- [Your task]
Print word for word the first line of the listing below and every line after it, through the line with "1-469/607, (729-155)/915, (469-106)/607])". Leave out the pictures and the rest.

______

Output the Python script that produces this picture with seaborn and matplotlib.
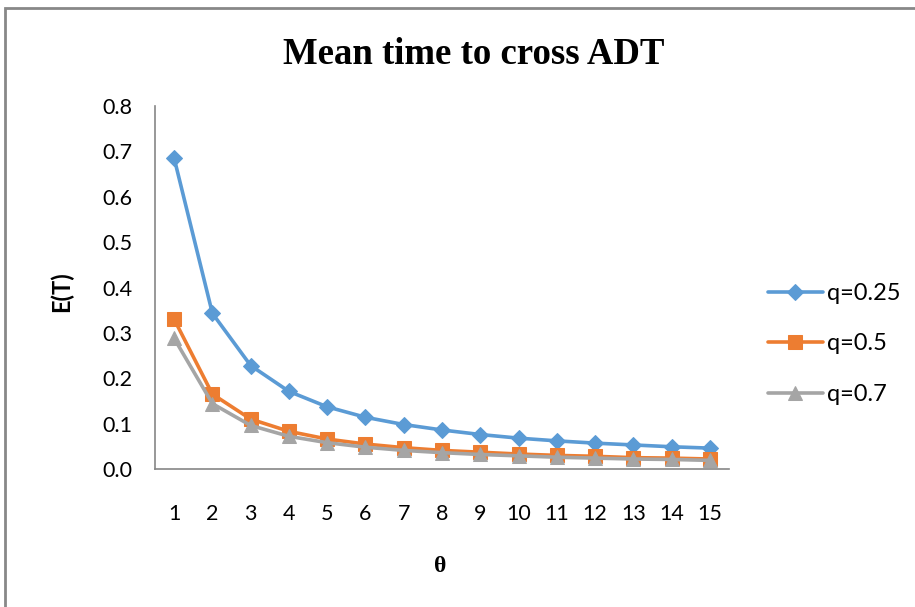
import matplotlib
matplotlib.use("Agg")
import matplotlib.pyplot as plt
import seaborn as sns
import pandas as pd
from matplotlib.patches import Rectangle

theta = list(range(1, 16))
q025 = [0.685, 0.343, 0.228, 0.171, 0.137, 0.114, 0.098, 0.086, 0.076, 0.068, 0.062, 0.057, 0.053, 0.049, 0.046]
q05 = [0.330, 0.165, 0.110, 0.083, 0.066, 0.055, 0.047, 0.041, 0.037, 0.033, 0.030, 0.028, 0.025, 0.024, 0.022]
q07 = [0.288, 0.144, 0.096, 0.072, 0.058, 0.048, 0.041, 0.036, 0.032, 0.029, 0.026, 0.024, 0.022, 0.021, 0.019]
series_names = ["q=0.25", "q=0.5", "q=0.7"]
y_ticks = [0.0, 0.1, 0.2, 0.3, 0.4, 0.5, 0.6, 0.7, 0.8]

sns.set_theme(style="white")
plt.rcParams['font.family'] = ['Lato', 'DejaVu Sans']
for k in ["text.color", "axes.labelcolor", "xtick.color", "ytick.color"]:
    plt.rcParams[k] = "black"

fig = plt.figure(figsize=(9.15, 6.07), dpi=100)
ax = fig.add_axes([155/915, 1-469/607, (729-155)/915, (469-106)/607])

colors = ["#5B9BD5", "#ED7D31", "#A5A5A5"]
markers = ["D", "s", "^"]
msizes = [8, 10, 10]
for vals, name, c, m, ms in zip([q025, q05, q07], series_names, colors, markers, msizes):
    df = pd.DataFrame({"theta": theta, "E": vals})
    sns.lineplot(data=df, x="theta", y="E", ax=ax, color=c, marker=m, markersize=ms,
                 markeredgecolor=c, linewidth=2.6, label=name)

ax.set_xlim(0.5, 15.5)
ax.set_ylim(0, 0.8)
ax.set_xticks(theta)
ax.set_xticklabels([str(t) for t in theta], fontsize=15.5)
ax.set_yticks(y_ticks)
ax.set_yticklabels([f"{v:.1f}" for v in y_ticks], fontsize=15.5)
ax.tick_params(axis='x', length=0, pad=25)
ax.tick_params(axis='y', length=6, width=1, color="#868686", direction='out', pad=10)
for s in ["top", "right"]:
    ax.spines[s].set_visible(False)
for s in ["left", "bottom"]:
    ax.spines[s].set_color("#868686")
    ax.spines[s].set_linewidth(1.2)

ax.set_xlabel("θ", fontsize=17, fontweight="bold", family=["Liberation Serif", "DejaVu Serif"])
ax.xaxis.label.set_va("center")
ax.xaxis.set_label_coords((440-155)/574, -(566-469)/363)
ax.set_ylabel("E(T)", fontsize=17, fontweight="bold")
ax.yaxis.label.set_va("center")
ax.yaxis.set_label_coords((61-155)/574, (469-292)/363)

fig.text(474/915, 1-54/607, "Mean time to cross ADT", ha="center", va="center",
         fontsize=26.5, fontweight="bold", family=["Liberation Serif", "DejaVu Serif"])

fs = 17
leg = ax.legend(loc="center left", bbox_to_anchor=(747/915, 1-344/607), bbox_transform=fig.transFigure,
                frameon=False, fontsize=fs, handlelength=2.3, labelspacing=1.25, handletextpad=0.2)

fig.patches.append(Rectangle((5/915, -0.1), 1.2, 1 - 8/607 + 0.1, transform=fig.transFigure,
                             fill=False, edgecolor="#888888", linewidth=2))

fig.savefig("out.png", dpi=100)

______

- [Response to the task]
Output the Python script that produces this picture with seaborn and matplotlib.
import matplotlib
matplotlib.use("Agg")
import matplotlib.pyplot as plt
import seaborn as sns
import pandas as pd
from matplotlib.patches import Rectangle

theta = list(range(1, 16))
q025 = [0.685, 0.343, 0.228, 0.171, 0.137, 0.114, 0.098, 0.086, 0.076, 0.068, 0.062, 0.057, 0.053, 0.049, 0.046]
q05 = [0.330, 0.165, 0.110, 0.083, 0.066, 0.055, 0.047, 0.041, 0.037, 0.033, 0.030, 0.028, 0.025, 0.024, 0.022]
q07 = [0.288, 0.144, 0.096, 0.072, 0.058, 0.048, 0.041, 0.036, 0.032, 0.029, 0.026, 0.024, 0.022, 0.021, 0.019]
series_names = ["q=0.25", "q=0.5", "q=0.7"]
y_ticks = [0.0, 0.1, 0.2, 0.3, 0.4, 0.5, 0.6, 0.7, 0.8]

sns.set_theme(style="white")
plt.rcParams['font.family'] = ['Lato', 'DejaVu Sans']
for k in ["text.color", "axes.labelcolor", "xtick.color", "ytick.color"]:
    plt.rcParams[k] = "black"

fig = plt.figure(figsize=(9.15, 6.07), dpi=100)
ax = fig.add_axes([155/915, 1-469/607, (729-155)/915, (469-106)/607])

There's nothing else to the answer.